JAKARTA, KOMPAS.com - Warga Pulau Pari di Kepulauan Seribu yang lahir dan besar di pulau tersebut sama sekali tidak menduga bahwa kehidupannya akan terusik di sana. Edi Mulyono, warga pulau itu, mengatakan selama ini masyarakat hidup damai.
"Selama saya hidup di sana, baru beberapa tahun ini terjadi konflik soal lahan di Pulau Pari. Selama saya sekolah dan besar di sana, tidak pernah ada konflik itu," kata Edi di Gedung DPRD DKI Jakarta, Jalan Kebon Sirih, Selasa (4/10/2017).
Konflik yang dimaksud Edi adalah perebutan lahan antara warga dengan PT Bumi Pari Asri. Warga Pulau Pari mengaku sudah menghuni pulau itu turun-temurun sehingga berhak memiliki lahan tempat tinggal mereka. Namun, warga mengakui tidak memiliki dokumen legal seperti sertifikat yang bisa membuktikan kepemilikan lahannya.
Warga mengatakan, tiba-tiba PT Bumi Pari Asri muncul dan mengklaim telah membeli lahan pulau itu bertahun-tahun lalu.
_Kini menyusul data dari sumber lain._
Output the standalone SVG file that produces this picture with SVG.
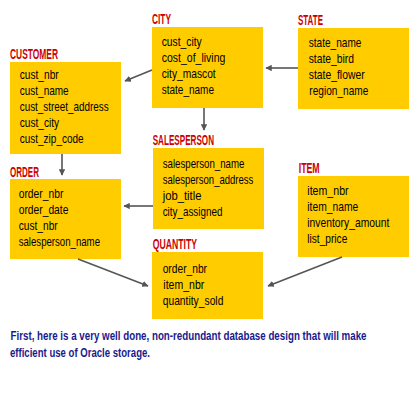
<svg xmlns="http://www.w3.org/2000/svg" width="420" height="420" viewBox="0 0 420 420">
<style>
.box{fill:#ffcc00}
.t{font-family:"Liberation Sans Narrow","Liberation Sans",Arial,sans-serif;font-size:14px;font-weight:bold;fill:#cc0000}
.i{font-family:"Liberation Sans Narrow","Liberation Sans",Arial,sans-serif;font-size:13px;fill:#000}
.c{font-family:"Liberation Sans Narrow","Liberation Sans",Arial,sans-serif;font-size:12px;font-weight:bold;fill:#1a1a8c}
.e{stroke:#555;stroke-width:1.6;fill:none;marker-end:url(#ah)}
</style>
<defs>
<marker id="ah" viewBox="0 0 10 10" refX="9" refY="5" markerWidth="4" markerHeight="4" orient="auto" markerUnits="strokeWidth">
<path d="M0,0 L10,5 L0,10 z" fill="#555"/>
</marker>
</defs>
<rect width="420" height="420" fill="#fff"/>
<g id="customer">
<rect class="box" x="10" y="62" width="111" height="92"/>
<text class="t" x="10" y="58.5" textLength="48" lengthAdjust="spacingAndGlyphs">CUSTOMER</text>
<text class="i" x="19.7" y="79" textLength="39" lengthAdjust="spacingAndGlyphs">cust_nbr</text>
<text class="i" x="19.7" y="95" textLength="49" lengthAdjust="spacingAndGlyphs">cust_name</text>
<text class="i" x="19.7" y="111" textLength="89" lengthAdjust="spacingAndGlyphs">cust_street_address</text>
<text class="i" x="19.7" y="127" textLength="39.5" lengthAdjust="spacingAndGlyphs">cust_city</text>
<text class="i" x="19.7" y="143" textLength="64" lengthAdjust="spacingAndGlyphs">cust_zip_code</text>
</g>
<g id="city">
<rect class="box" x="152" y="27" width="111" height="81"/>
<text class="t" x="152" y="24" textLength="19" lengthAdjust="spacingAndGlyphs">CITY</text>
<text class="i" x="161.7" y="46" textLength="40" lengthAdjust="spacingAndGlyphs">cust_city</text>
<text class="i" x="161.7" y="62" textLength="63.7" lengthAdjust="spacingAndGlyphs">cost_of_living</text>
<text class="i" x="161.7" y="78" textLength="54" lengthAdjust="spacingAndGlyphs">city_mascot</text>
<text class="i" x="161.7" y="94" textLength="52.3" lengthAdjust="spacingAndGlyphs">state_name</text>
</g>
<g id="state">
<rect class="box" x="298" y="28" width="111" height="81"/>
<text class="t" x="298" y="24.5" textLength="25" lengthAdjust="spacingAndGlyphs">STATE</text>
<text class="i" x="308.7" y="47" textLength="52.7" lengthAdjust="spacingAndGlyphs">state_name</text>
<text class="i" x="308.7" y="63" textLength="45.3" lengthAdjust="spacingAndGlyphs">state_bird</text>
<text class="i" x="308.7" y="79" textLength="56" lengthAdjust="spacingAndGlyphs">state_flower</text>
<text class="i" x="309.3" y="95" textLength="59" lengthAdjust="spacingAndGlyphs">region_name</text>
</g>
<g id="salesperson">
<rect class="box" x="153" y="148" width="111" height="81"/>
<text class="t" x="152.7" y="145" textLength="61.3" lengthAdjust="spacingAndGlyphs">SALESPERSON</text>
<text class="i" x="162.7" y="168" textLength="81.7" lengthAdjust="spacingAndGlyphs">salesperson_name</text>
<text class="i" x="162.7" y="184" textLength="90.7" lengthAdjust="spacingAndGlyphs">salesperson_address</text>
<text class="i" x="162.7" y="200" textLength="38.7" lengthAdjust="spacingAndGlyphs">job_title</text>
<text class="i" x="162.7" y="216" textLength="59.7" lengthAdjust="spacingAndGlyphs">city_assigned</text>
</g>
<g id="item">
<rect class="box" x="298" y="176" width="111" height="81"/>
<text class="t" x="298.7" y="173" textLength="21" lengthAdjust="spacingAndGlyphs">ITEM</text>
<text class="i" x="307.3" y="195" textLength="41.3" lengthAdjust="spacingAndGlyphs">item_nbr</text>
<text class="i" x="307.3" y="211" textLength="51" lengthAdjust="spacingAndGlyphs">item_name</text>
<text class="i" x="307.3" y="227" textLength="82" lengthAdjust="spacingAndGlyphs">inventory_amount</text>
<text class="i" x="307.3" y="243" textLength="40" lengthAdjust="spacingAndGlyphs">list_price</text>
</g>
<g id="order">
<rect class="box" x="10" y="179" width="111" height="80"/>
<text class="t" x="10" y="176.5" textLength="29" lengthAdjust="spacingAndGlyphs">ORDER</text>
<text class="i" x="18.7" y="198" textLength="44.7" lengthAdjust="spacingAndGlyphs">order_nbr</text>
<text class="i" x="18.7" y="214" textLength="49.7" lengthAdjust="spacingAndGlyphs">order_date</text>
<text class="i" x="18.7" y="230" textLength="39" lengthAdjust="spacingAndGlyphs">cust_nbr</text>
<text class="i" x="18.7" y="246" textLength="81.3" lengthAdjust="spacingAndGlyphs">salesperson_name</text>
</g>
<g id="quantity">
<rect class="box" x="152" y="252" width="111" height="67"/>
<text class="t" x="152.7" y="249" textLength="44.3" lengthAdjust="spacingAndGlyphs">QUANTITY</text>
<text class="i" x="162.7" y="273" textLength="44.3" lengthAdjust="spacingAndGlyphs">order_nbr</text>
<text class="i" x="163.3" y="289" textLength="41" lengthAdjust="spacingAndGlyphs">item_nbr</text>
<text class="i" x="162.7" y="305" textLength="60.7" lengthAdjust="spacingAndGlyphs">quantity_sold</text>
</g>
<g id="connectors">
<line class="e" x1="298" y1="68" x2="266" y2="68"/>
<line class="e" x1="152" y1="70" x2="125" y2="81"/>
<line class="e" x1="204" y1="108" x2="204" y2="130"/>
<line class="e" x1="62" y1="154" x2="62" y2="175"/>
<line class="e" x1="153" y1="206" x2="124" y2="206"/>
<line class="e" x1="78" y1="259" x2="148" y2="286"/>
<line class="e" x1="342" y1="257" x2="268" y2="286"/>
</g>
<text class="c" x="10.5" y="340" textLength="356" lengthAdjust="spacingAndGlyphs">First, here is a very well done, non-redundant database design that will make</text>
<text class="c" x="10" y="356.5" textLength="140" lengthAdjust="spacingAndGlyphs">efficient use of Oracle storage.</text>
</svg>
Perusahaan tersebut merasa pulau itu adalah miliknya.
Baca juga: Warga Pulau Pari Protes, Renovasi Rumah Sendiri Dilarang oleh PT Bumi Pari Asri
Masalah kepemilikan lahan itu berkembang pada persoalan lain. Warga Pulau Pari merasa terintimidasi dan dikriminalisasi di tanah kelahiran mereka sendiri. Mereka menduga intimidasi itu berkaitan dengan perebutan lahan.
Warga lalu mengadukan masalah itu kepada Komisi A DPRD DKI Jakarta. Komisi A mempertemukan warga dengan jajaran Pemerintah Kabupaten Kepulauan Seribu, PT Bumi Pari Asri, Kantor Pertanahan, dan polisi.
"Kami takut hak atas ruang hidup kami di sana hilang. Kami harap ada wakil rakyat di sini yang bisa membantu rakyatnya yang tertindas," kata Edi.
Dipidana
Ada sebuah pantai yang menjadi daya tarik wisata di Pulau Pari, yaitu Pantai Perawan. Ketua RW 04 di daerah itu, Sulaiman, mengatakan pantai tersebut dikelola masyarakat sekitar sejak lama, tanpa campur tangan pemerintah. Warga membuat kelompok pengelola sendiri, khusus untuk mengurus pantai itu.
Hal itu kini menjadi masalah. Sejumlah warga Pulau Pari yang mengelola pantai itu dipidana dengan tuduhan melakukan pungutan liar.
"Tiga orang dikatakan pungli dan sekarang malah disebut dengan pemerasan, kasusnya sudah sampai pledoi. Itu buntut perebutan lahan antara warga dan perusahaan, Pak," ujar Sulaiman.
Ada juga warga yang terkena kasus hukum dan dipenjara beberapa bulan. Setelah bebas, warga tersebut kembali dipidana dengan pasal penyerobotan pekarangan orang lain dan diancam hukuman 4 tahun penjara.
Sulaiman merasa semua itu merupakan intimidasi berupa kriminalisasi terhadap warga. Kriminalisasi, kata dia, karena ada masalah perebutan lahan antara warga dan PT Bumi Pari Asri.
Lihat juga: Bupati Kepulauan Seribu Pastikan Tak Ada Intimidasi terhadap Warga Pulau Pari
Namun hal itu dibantah Kasat Intel Polres Kepulauan Seribu AKP Awi, yang mengatakan semua proses hukum dilakukan sesuai dengan aturan yang ada. Dia membantah adanya kriminalisasi terhadap warga.